Tuesday, April 6, 2021

Russian feudal lords used to condemn some of their servants to serve as simple animals.

Russian feudal lords used to condemn some of their servants to serve as simple animals. Feudal laws allowed Lords to freely condemn some of their servants to lose the few rights they still had, and they received the same conditions and treatment as rural animals or livestock. The sentences fell on highly indebted servants, criminals, lazy people, homosexuals, rebels, alcoholics, the most violent and indoctrinated, were condemned to no longer being servants, but to true farm animals. Naturally, they were chosen from the greatest, rude, strong and stupid servants.

Most servants could have families, houses and a poor and dignified life, animal servants could not. They were treated with brutal violence and cruelty by everyone, even other servants.

To mark their condition and difference, they were always kept naked, chained and gagged, as animals do not dress or speak. It was common to cut the tongue so that they could never speak again.

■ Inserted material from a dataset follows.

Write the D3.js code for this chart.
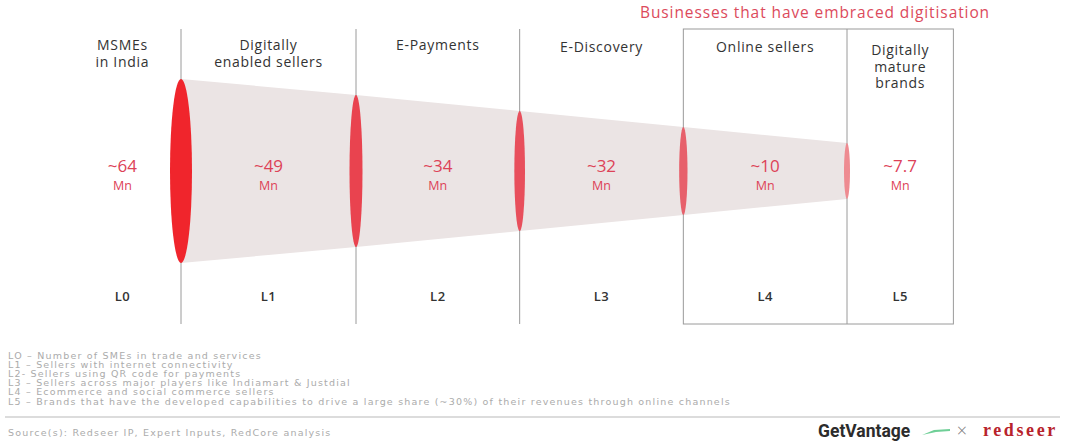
<!DOCTYPE html>
<html lang="en">
<head>
  <meta charset="UTF-8">
  <title>Digitisation funnel</title>
  <script src="https://d3js.org/d3.v7.min.js"></script>
  <style>
    body {
      margin: 0;
      padding: 0;
      background: #fff;
    }
    svg {
      display: block;
      font-family: 'Open Sans', sans-serif;
    }
    .head { font-size: 14px; fill: #333; letter-spacing: 0.7px; }
    .lvl { font-size: 13px; fill: #333; font-weight: 600; letter-spacing: 0.5px; }
    .val { font-size: 17px; fill: #dd4257; }
    .unit { font-size: 12.5px; fill: #dd4257; }
    .note { font-family: 'DejaVu Sans', sans-serif; font-size: 9.5px; fill: #ababab; letter-spacing: 1.2px; }
  </style>
</head>
<body>
  <svg id="chart" width="1067" height="441"></svg>

  <script>
    var levels = ['L0', 'L1', 'L2', 'L3', 'L4', 'L5'];
    var headers = [
      ['MSMEs', 'in India'],
      ['Digitally', 'enabled sellers'],
      ['E-Payments'],
      ['E-Discovery'],
      ['Online sellers'],
      ['Digitally', 'mature', 'brands']
    ];
    var values = [64, 49, 34, 32, 10, 7.7];
    var unit = 'Mn';
    var boxTitle = 'Businesses that have embraced digitisation';
    var notes = [
      'LO \u2013  Number of SMEs in trade and services',
      'L1 \u2013 Sellers with internet connectivity',
      'L2- Sellers using QR code for payments',
      'L3 \u2013 Sellers across major players like Indiamart & Justdial',
      'L4 \u2013 Ecommerce and social commerce sellers',
      'L5 \u2013 Brands that have the developed capabilities to drive a large share (~30%) of their revenues through online channels'
    ];
    var source = 'Source(s): Redseer IP, Expert Inputs, RedCore analysis';

    var svg = d3.select('#chart');

    // divider i sits between level i and level i+1
    var x = d3.scaleLinear().domain([0, 1, 4]).range([181, 356, 847]);
    var edges = [-0.67, 0, 1, 2, 3, 4, 4.65];
    var colCenter = function(i) { return (x(edges[i]) + x(edges[i + 1])) / 2; };

    var yTop = 29, yBottom = 324, midY = 171;
    var ry = d3.scaleLinear().domain([0, 4]).range([92, 28]);
    var rx = d3.scaleLinear().domain([0, 1, 4]).range([11, 6.5, 3]);
    var ellColor = d3.scaleOrdinal()
      .domain([0, 1, 2, 3, 4])
      .range(['#f0252c', '#e9434f', '#e84f5c', '#e7606b', '#ee8b91']);

    // funnel body
    var dividers = d3.range(5);
    var funnel = dividers.map(function(i) { return [x(i), midY - ry(i)]; })
      .concat(dividers.slice().reverse().map(function(i) { return [x(i), midY + ry(i)]; }));
    svg.append('path')
      .attr('d', d3.line()(funnel) + 'Z')
      .attr('fill', '#ebe4e4');

    // divider lines and box
    svg.selectAll('line.div')
      .data([0, 1, 2, 4]).enter().append('line')
      .attr('class', 'div')
      .attr('x1', function(d) { return x(d); })
      .attr('x2', function(d) { return x(d); })
      .attr('y1', yTop).attr('y2', yBottom)
      .attr('stroke', '#9a9a9a').attr('stroke-width', 1);

    svg.append('rect')
      .attr('x', x(3)).attr('y', yTop)
      .attr('width', x(4.65) - x(3)).attr('height', yBottom - yTop)
      .attr('fill', 'none').attr('stroke', '#9a9a9a').attr('stroke-width', 1);

    svg.append('text')
      .attr('x', 815).attr('y', 18)
      .attr('text-anchor', 'middle')
      .style('font-size', '15.5px').style('fill', '#dc4a5c').style('letter-spacing', '0.9px')
      .text(boxTitle);

    // ellipses
    svg.selectAll('ellipse')
      .data(dividers).enter().append('ellipse')
      .attr('cx', function(d) { return x(d); })
      .attr('cy', midY)
      .attr('rx', function(d) { return rx(d); })
      .attr('ry', function(d) { return ry(d); })
      .attr('fill', function(d) { return ellColor(d); });

    // headers
    var hd = svg.selectAll('text.head')
      .data(headers).enter().append('text')
      .attr('class', 'head')
      .attr('text-anchor', 'middle')
      .attr('transform', function(d, i) {
        var y0 = i === 5 ? 55 : (i === 3 || i === 4 ? 52 : 50);
        return 'translate(' + [colCenter(i), y0] + ')';
      });
    hd.selectAll('tspan')
      .data(function(d) { return d; }).enter().append('tspan')
      .attr('x', 0)
      .attr('dy', function(d, i) { return i === 0 ? 0 : 16.5; })
      .text(function(d) { return d; });

    // values
    svg.selectAll('text.val')
      .data(values).enter().append('text')
      .attr('class', 'val')
      .attr('text-anchor', 'middle')
      .attr('x', function(d, i) { return colCenter(i); })
      .attr('y', 172)
      .text(function(d) { return '~' + d; });

    svg.selectAll('text.unit')
      .data(values).enter().append('text')
      .attr('class', 'unit')
      .attr('text-anchor', 'middle')
      .attr('x', function(d, i) { return colCenter(i); })
      .attr('y', 190)
      .text(unit);

    // level labels
    svg.selectAll('text.lvl')
      .data(levels).enter().append('text')
      .attr('class', 'lvl')
      .attr('text-anchor', 'middle')
      .attr('x', function(d, i) { return colCenter(i); })
      .attr('y', 301)
      .text(function(d) { return d; });

    // footnotes
    svg.selectAll('text.note.fn')
      .data(notes).enter().append('text')
      .attr('class', 'note fn')
      .attr('x', 8)
      .attr('y', function(d, i) { return 358.5 + i * 9.2; })
      .text(function(d) { return d; });

    svg.append('line')
      .attr('x1', 5).attr('x2', 1060)
      .attr('y1', 417).attr('y2', 417)
      .attr('stroke', '#d0d0d0').attr('stroke-width', 1.5);

    svg.append('text')
      .attr('class', 'note')
      .attr('x', 8).attr('y', 436)
      .text(source);

    // logos
    svg.append('text')
      .attr('x', 818).attr('y', 437)
      .style('font-family', 'Roboto, sans-serif')
      .style('font-size', '17.5px').style('font-weight', 700).style('fill', '#2c2c2c')
      .text('GetVantage');
    svg.append('path')
      .attr('d', 'M922,435 L934,430 L950,429 L950,431 L936,432 Z')
      .attr('fill', '#6fcf97');
    svg.append('text')
      .attr('x', 962).attr('y', 437)
      .attr('text-anchor', 'middle')
      .style('font-size', '18px').style('fill', '#777').style('font-weight', 300)
      .text('\u00d7');
    svg.append('text')
      .attr('x', 983).attr('y', 436)
      .style('font-family', "'Liberation Serif', serif")
      .style('font-size', '18px').style('font-weight', 700).style('fill', '#b8232c')
      .style('letter-spacing', '2.6px')
      .text('redseer');
  </script>
</body>
</html>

On farms, they worked like beasts of burden, pulling carts, plows, or carrying heavy loads. They were kept naturally among the other animals, in the stables and pig pens, where they are treated and fed with pigs, horses and cattle.

In the farms these animals were seen frequently and naturally, there was no discomfort or strangeness. However, when any of them were taken to the cities, the citizens looked at these beasts with a mixture of disgust and contempt. The urban palaces of the feudal lords, often received some of these animals to pull carts or maintenance works.


The dirty aspect and the stench that these animals bothered some bourgeois. What bothered the elites was not a religious, moral or humanitarian issue, it was the ugliness, the dirty appearance and the stinking smell. Horses could be beautiful, clean and even smell good, these animals could not.

It was not seen as something sinful, cruel, unjust or wrong, it was just an unpleasant matter to deal with, a matter of inelegance.